Net impairment losses on financial assets
The Group’s net impairment losses on financial assets primarily included the impairment allowance for trade receivables and other receivables in accordance with the accounting policy. During the reporting period, the Group’s net impairment losses on financial assets amounted to RMB3.2 million, as compared to RMB1.1 million for the corresponding period in 2020, which was mainly due to the increased trade receivables as a result of the increase in revenue scale.

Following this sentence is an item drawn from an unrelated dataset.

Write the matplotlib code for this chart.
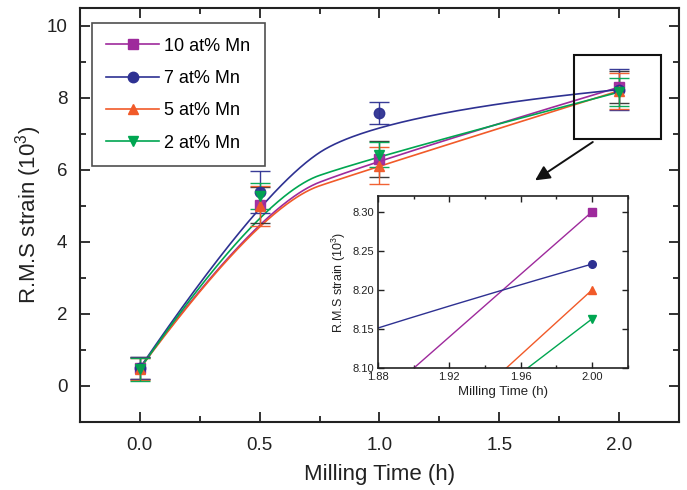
import numpy as np
import matplotlib
matplotlib.use("Agg")
import matplotlib.pyplot as plt
from matplotlib.lines import Line2D
from matplotlib.patches import Rectangle
from matplotlib.ticker import MultipleLocator

plt.rcParams["font.family"] = ["Liberation Sans", "DejaVu Sans"]
plt.rcParams["mathtext.fontset"] = "custom"
plt.rcParams["mathtext.rm"] = "Liberation Sans"
plt.rcParams["mathtext.default"] = "regular"

# ── Data ──
milling_time = [0.0, 0.5, 1.0, 2.0]
labels = ["10 at% Mn", "7 at% Mn", "5 at% Mn", "2 at% Mn"]
strain_10 = [0.50, 5.02, 6.30, 8.300]
strain_7 = [0.50, 5.39, 7.58, 8.233]
strain_5 = [0.48, 5.00, 6.12, 8.200]
strain_2 = [0.47, 5.28, 6.42, 8.163]
err_10 = [0.30, 0.50, 0.50, 0.45]
err_7 = [0.30, 0.58, 0.30, 0.57]
err_5 = [0.30, 0.55, 0.52, 0.50]
err_2 = [0.32, 0.37, 0.35, 0.38]

colors = ["#9E2A9C", "#2E3192", "#F15A29", "#00A651"]
err_colors = ["#333333", "#2E3192", "#F15A29", "#00A651"]
markers = ["s", "o", "^", "v"]
series = [strain_10, strain_7, strain_5, strain_2]
errors = [err_10, err_7, err_5, err_2]


def bspline2(xs, ys, n=120):
    """Clamped quadratic B-spline with the data points as control points."""
    pts = np.column_stack([xs, ys]).astype(float)
    mids = [(pts[i] + pts[i + 1]) / 2 for i in range(1, len(pts) - 2)]
    starts = [pts[0]] + mids
    ends = mids + [pts[-1]]
    s = np.linspace(0, 1, n)[:, None]
    out = []
    for k in range(len(starts)):
        p0, p1, p2 = starts[k], pts[k + 1], ends[k]
        out.append((1 - s) ** 2 * p0 + 2 * s * (1 - s) * p1 + s ** 2 * p2)
    curve = np.vstack(out)
    return curve[:, 0], curve[:, 1]


fig = plt.figure(figsize=(6.87, 4.90), dpi=100)
ax = fig.add_axes([0.1164, 0.1388, 0.8719, 0.8449])

for ys, es, c, ec, m in zip(series, errors, colors, err_colors, markers):
    cx, cy = bspline2(milling_time, ys)
    ax.plot(cx, cy, color=c, linewidth=1.2, zorder=2)
    ax.errorbar(milling_time, ys, yerr=es, fmt=m, color=c, ecolor=ec,
                markersize=7.5, elinewidth=1.0, capsize=7, capthick=1.0,
                alpha=0.95, zorder=3)

ax.set_xlim(-0.25, 2.25)
ax.set_ylim(-1.0, 10.5)
ax.xaxis.set_major_locator(MultipleLocator(0.5))
ax.xaxis.set_minor_locator(MultipleLocator(0.25))
ax.yaxis.set_major_locator(MultipleLocator(2))
ax.yaxis.set_minor_locator(MultipleLocator(1))
ax.tick_params(which="both", direction="in", top=True, right=True,
               width=1.3, colors="#222222", labelcolor="#222222")
ax.tick_params(which="major", length=7, labelsize=13.5)
ax.tick_params(axis="x", which="major", pad=11)
ax.tick_params(axis="y", which="major", pad=9)
ax.tick_params(which="minor", length=4)
for sp in ax.spines.values():
    sp.set_linewidth(1.5)
    sp.set_color("#222222")
ax.set_xlabel("Milling Time (h)", fontsize=16, color="#222222", labelpad=7)
ax.set_ylabel("R.M.S strain (10$^3$)", fontsize=16, color="#222222", labelpad=2)

handles = [Line2D([], [], color=c, marker=m, markersize=7.5, linewidth=1.2)
           for c, m in zip(colors, markers)]
ax.legend(handles, labels, loc="upper left", bbox_to_anchor=(0.02, 0.963),
          borderaxespad=0, fontsize=13, frameon=True, fancybox=False,
          edgecolor="#222222", handlelength=2.9, labelspacing=0.85,
          borderpad=0.8, handletextpad=0.3).get_frame().set_linewidth(1.2)

# zoom box and arrow
ax.add_patch(Rectangle((1.81, 6.86), 0.365, 2.33, fill=False,
                       edgecolor="#111111", linewidth=1.5, zorder=4))
ax.annotate("", xy=(1.64, 5.67), xytext=(1.90, 6.82),
            arrowprops=dict(arrowstyle="-|>", color="#111111", lw=1.4,
                            mutation_scale=22), zorder=4)

# ── Inset ──
ins = fig.add_axes([0.550, 0.249, 0.364, 0.351])
for ys, c, m in zip(series, colors, markers):
    cx, cy = bspline2(milling_time, ys, n=400)
    ins.plot(cx, cy, color=c, linewidth=1.0)
    ins.plot(milling_time[-1], ys[-1], marker=m, color=c, markersize=5.5,
             linestyle="none")
ins.set_xlim(1.88, 2.02)
ins.set_ylim(8.10, 8.32)
ins.set_xticks([1.88, 1.92, 1.96, 2.00])
ins.set_xticklabels(["1.88", "1.92", "1.96", "2.00"])
ins.xaxis.set_minor_locator(MultipleLocator(0.02))
ins.set_yticks([8.10, 8.15, 8.20, 8.25, 8.30])
ins.set_yticklabels(["8.10", "8.15", "8.20", "8.25", "8.30"])
ins.tick_params(which="both", direction="in", top=True, right=True,
                width=1.0, colors="#222222", labelsize=8, pad=3)
ins.tick_params(which="major", length=4)
ins.tick_params(which="minor", length=2.5)
for sp in ins.spines.values():
    sp.set_linewidth(1.2)
    sp.set_color("#222222")
ins.set_xlabel("Milling Time (h)", fontsize=9.5, color="#222222", labelpad=3)
ins.set_ylabel("R.M.S strain (10$^3$)", fontsize=9, color="#222222", labelpad=3)

fig.savefig("out.png", dpi=100)
plt.close(fig)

Profit before income tax expense
During the reporting period, the Group’s profit before income tax expense amounted to RMB83.9 million, representing an increase of approximately 162.8% from RMB31.9 million for the corresponding period in 2020.
Income tax expenses
During the reporting period, the Group’s income tax expense amounted to RMB20.0 million, representing an increase of approximately 133.5% from RMB8.5 million for the corresponding period in 2020, which was mainly due to the increase in profit before tax.

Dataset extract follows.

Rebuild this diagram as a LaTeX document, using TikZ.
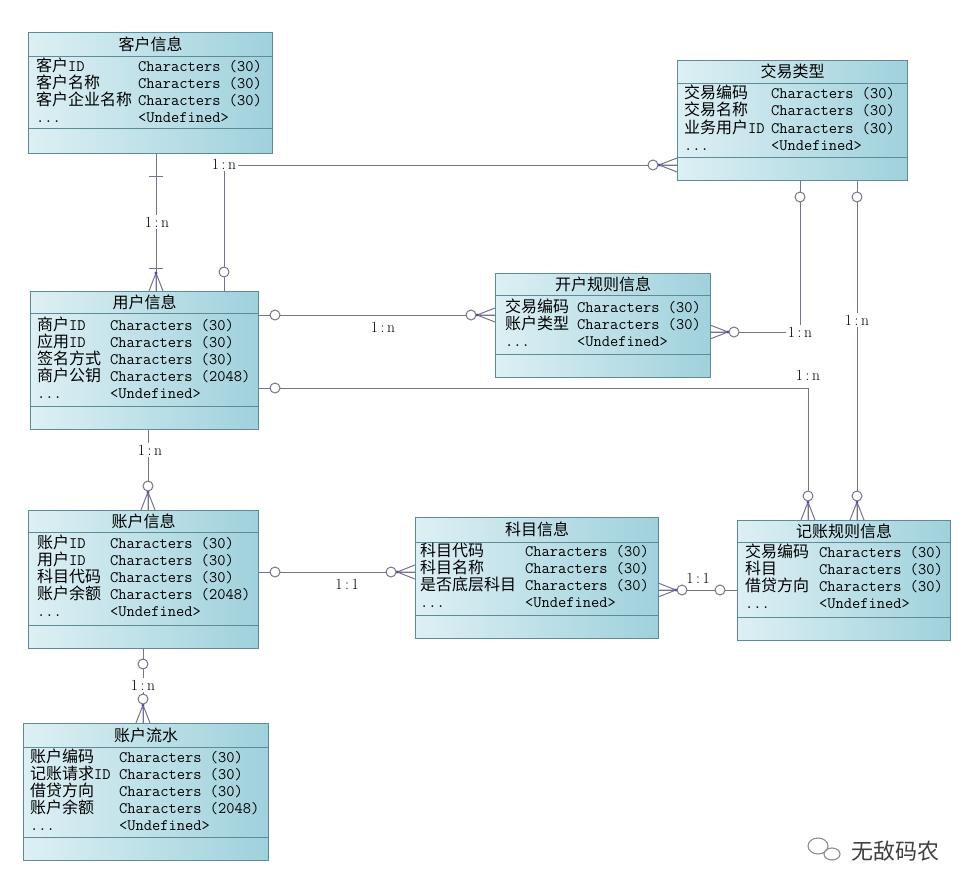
\documentclass[tikz,border=0pt]{standalone}
\usepackage{fontspec}
\newfontfamily\cjkf{Noto Sans CJK SC}
\usetikzlibrary{positioning}

\definecolor{boxL}{HTML}{DDF0F4}
\definecolor{boxR}{HTML}{9FD1DC}
\definecolor{boxline}{HTML}{5E8C96}
\definecolor{linec}{HTML}{74748C}

\tikzset{
  ebox/.style={draw=boxline,line width=1pt,left color=boxL,right color=boxR,anchor=north west,inner sep=0pt},
  eline/.style={draw=boxline,line width=0.9pt},
  etitle/.style={font=\cjkf\fontsize{16}{17}\selectfont,inner sep=0pt},
  fname/.style={font=\cjkf\fontsize{16}{17}\selectfont,anchor=west,inner sep=0pt,text height=13pt,text depth=3pt},
  ftype/.style={font=\ttfamily\fontsize{16}{17}\selectfont,anchor=west,inner sep=0pt,text height=13pt,text depth=3pt},
  conn/.style={draw=linec,line width=1pt},
  card/.style={font=\fontsize{15.5}{15.5}\selectfont,fill=white,inner sep=1.5pt},
  ring/.style={draw=linec,line width=1pt,fill=white},
  crow/.pic={\draw[conn] (0,0) -- (18,-7) (0,0) -- (18,0) (0,0) -- (18,7);
             \fill[linec!60!blue] (0,0) circle (1.6);},
  bar/.pic={\draw[conn] (0,-7) -- (0,7);}
}

\newcommand\tid{\texttt{ID}}
% one row per field: name column, then type column
\newcommand\fields[5]{%
  \foreach \fn/\ft [count=\i from 0] in {#5}{%
    \node[fname] (#1n\i) at (#2,{#3+17*\i}) {\fn};
    \node[ftype] (#1t\i) at ({#2+#4},{#3+17*\i}) {\ft};}}

\begin{document}
\begin{tikzpicture}[x=1pt,y=-1pt]
  \useasboundingbox (0,0) rectangle (976,872);

  % entities
  \node[ebox,minimum width=244pt,minimum height=121pt] (kh) at (28,32) {};
  \draw[eline] (kh.west |- 0,56) -- (kh.east |- 0,56);
  \draw[eline] (kh.west |- 0,128) -- (kh.east |- 0,128);
  \node[etitle] (khTitle) at (kh.north |- 0,44) {客户信息};
  \fields{kh}{36}{67}{102}{客户\tid/Characters (30),客户名称/Characters (30),客户企业名称/Characters (30),\texttt{...}/<Undefined>}

  \node[ebox,minimum width=230pt,minimum height=120pt] (jy) at (677,60) {};
  \draw[eline] (jy.west |- 0,83) -- (jy.east |- 0,83);
  \draw[eline] (jy.west |- 0,157) -- (jy.east |- 0,157);
  \node[etitle] (jyTitle) at (jy.north |- 0,71) {交易类型};
  \fields{jy}{684}{94}{87}{交易编码/Characters (30),交易名称/Characters (30),业务用户\tid/Characters (30),\texttt{...}/<Undefined>}

  \node[ebox,minimum width=228pt,minimum height=138pt] (yh) at (30,291) {};
  \draw[eline] (yh.west |- 0,313) -- (yh.east |- 0,313);
  \draw[eline] (yh.west |- 0,406) -- (yh.east |- 0,406);
  \node[etitle] (yhTitle) at (yh.north |- 0,302) {用户信息};
  \fields{yh}{37}{325}{73}{商户\tid/Characters (30),应用\tid/Characters (30),签名方式/Characters (30),商户公钥/Characters (2048),\texttt{...}/<Undefined>}

  \node[ebox,minimum width=215pt,minimum height=104pt] (kr) at (495,273) {};
  \draw[eline] (kr.west |- 0,295) -- (kr.east |- 0,295);
  \draw[eline] (kr.west |- 0,354) -- (kr.east |- 0,354);
  \node[etitle] (krTitle) at (kr.north |- 0,284) {开户规则信息};
  \fields{kr}{505}{307}{72}{交易编码/Characters (30),账户类型/Characters (30),\texttt{...}/<Undefined>}

  \node[ebox,minimum width=230pt,minimum height=138pt] (zh) at (28,510) {};
  \draw[eline] (zh.west |- 0,532) -- (zh.east |- 0,532);
  \draw[eline] (zh.west |- 0,625) -- (zh.east |- 0,625);
  \node[etitle] (zhTitle) at (zh.north |- 0,521) {账户信息};
  \fields{zh}{37}{543}{73}{账户\tid/Characters (30),用户\tid/Characters (30),科目代码/Characters (30),账户余额/Characters (2048),\texttt{...}/<Undefined>}

  \node[ebox,minimum width=243pt,minimum height=121pt] (km) at (415,517) {};
  \draw[eline] (km.west |- 0,542) -- (km.east |- 0,542);
  \draw[eline] (km.west |- 0,615) -- (km.east |- 0,615);
  \node[etitle] (kmTitle) at (km.north |- 0,529) {科目信息};
  \fields{km}{420}{551}{105}{科目代码/Characters (30),科目名称/Characters (30),是否底层科目/Characters (30),\texttt{...}/<Undefined>}

  \node[ebox,minimum width=213pt,minimum height=120pt] (jz) at (737,520) {};
  \draw[eline] (jz.west |- 0,542) -- (jz.east |- 0,542);
  \draw[eline] (jz.west |- 0,617) -- (jz.east |- 0,617);
  \node[etitle] (jzTitle) at (jz.north |- 0,531) {记账规则信息};
  \fields{jz}{745}{552}{74}{交易编码/Characters (30),科目/Characters (30),借贷方向/Characters (30),\texttt{...}/<Undefined>}

  \node[ebox,minimum width=245pt,minimum height=137pt] (ls) at (23,723) {};
  \draw[eline] (ls.west |- 0,747) -- (ls.east |- 0,747);
  \draw[eline] (ls.west |- 0,837) -- (ls.east |- 0,837);
  \node[etitle] (lsTitle) at (ls.north |- 0,735) {账户流水};
  \fields{ls}{30}{757}{89}{账户编码/Characters (30),记账请求\tid/Characters (30),借贷方向/Characters (30),账户余额/Characters (2048),\texttt{...}/<Undefined>}

  % relations
  \draw[conn] (kh.south -| 156,0) -- (yh.north -| 156,0);
  \pic[rotate=-90] at (156,176) {bar};
  \pic[rotate=-90] at (156,268) {bar};
  \pic[rotate=-90] at (156,273) {crow};
  \node[card] (c1) at (157,222) {1\,:\,n};

  \draw[conn] (yh.north -| 224,0) |- (jy.west |- 0,165);
  \node[card] (c2) at (224,164) {1\,:\,n};
  \draw[ring] (224,272) circle (5);
  \pic at (659,165) {crow};
  \draw[ring] (653,165) circle (5);

  \draw[conn] (yh.east |- 0,315) -- (kr.west |- 0,315);
  \draw[ring] (275,315) circle (5);
  \pic at (477,315) {crow};
  \draw[ring] (471,315) circle (5);
  \node[card,fill=none] (c3) at (383,327) {1\,:\,n};

  \draw[conn] (jy.south -| 800,0) |- (kr.east |- 0,332);
  \draw[ring] (800,197) circle (5);
  \pic[rotate=180] at (728,332) {crow};
  \draw[ring] (734,332) circle (5);
  \node[card] (c4) at (800,332) {1\,:\,n};

  \draw[conn] (jy.south -| 857,0) -- (jz.north -| 857,0);
  \draw[ring] (857,197) circle (5);
  \node[card] (c5) at (857,320) {1\,:\,n};
  \pic[rotate=-90] at (857,502) {crow};
  \draw[ring] (857,496) circle (5);

  \draw[conn] (yh.east |- 0,388) -| (jz.north -| 808,0);
  \draw[ring] (275,388) circle (5);
  \node[card,fill=none] (c6) at (808,375) {1\,:\,n};
  \pic[rotate=-90] at (808,502) {crow};
  \draw[ring] (808,496) circle (5);

  \draw[conn] (yh.south -| 148,0) -- (zh.north -| 148,0);
  \node[card] (c7) at (150,450) {1\,:\,n};
  \pic[rotate=-90] at (148,492) {crow};
  \draw[ring] (148,486) circle (5);

  \draw[conn] (zh.east |- 0,572) -- (km.west |- 0,572);
  \draw[ring] (275,572) circle (5);
  \node[card,fill=none] (c8) at (347,584) {1\,:\,1};
  \pic at (397,572) {crow};
  \draw[ring] (391,572) circle (5);

  \draw[conn] (km.east |- 0,590) -- (jz.west |- 0,590);
  \pic[rotate=180] at (676,590) {crow};
  \draw[ring] (682,590) circle (5);
  \draw[ring] (720,590) circle (5);
  \node[card,fill=none] (c9) at (698,578) {1\,:\,1};

  \draw[conn] (zh.south -| 143,0) -- (ls.north -| 143,0);
  \draw[ring] (143,664) circle (5);
  \node[card] (c10) at (143,685) {1\,:\,n};
  \pic[rotate=-90] at (143,705) {crow};
  \draw[ring] (143,699) circle (5);

  % watermark
  \draw[black!45,line width=1.1pt] (818,846) ellipse (10 and 8) (832,854) ellipse (8 and 6);
  \node[font=\cjkf\fontsize{22}{22}\selectfont,text=black!75] (wm) at (895,851) {无敌码农};
\end{tikzpicture}
\end{document}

Liquidity, reserves and capital structure
The Group maintained a solid financial position during the reporting period. As at 30 June 2021, the current assets amounted to RMB900.0 million, representing a decrease as compared to RMB1,016.7 million at 31 December 2020. The Group’s cash and cash equivalents were mainly denominated in RMB and amounted to RMB579.7 million, representing a decrease of 29.8% from RMB826.3 million as at 31 December 2020, which was mainly due to the use of own capital and proceeds from listing for acquisition during the Period. The current ratio (current assets divided by current liabilities) of the Group was 1.93 as at 30 June 2021, representing a decrease from 2.70 as at 31 December 2020. The gearing ratio (total liabilities divided by total assets) as at 30 June 2021 was 39.0%, which was an increase from 35.0% as compared to that as at 31 December 2020.
As at 30 June 2021, the Group’s total equity amounted to RMB787.7 million, representing an increase of 9.3% from RMB720.4 million as at 31 December 2020, which was mainly due to the growth resulting from operating profit. The Group had no bank borrowings as at 30 June 2021 and 31 December 2020.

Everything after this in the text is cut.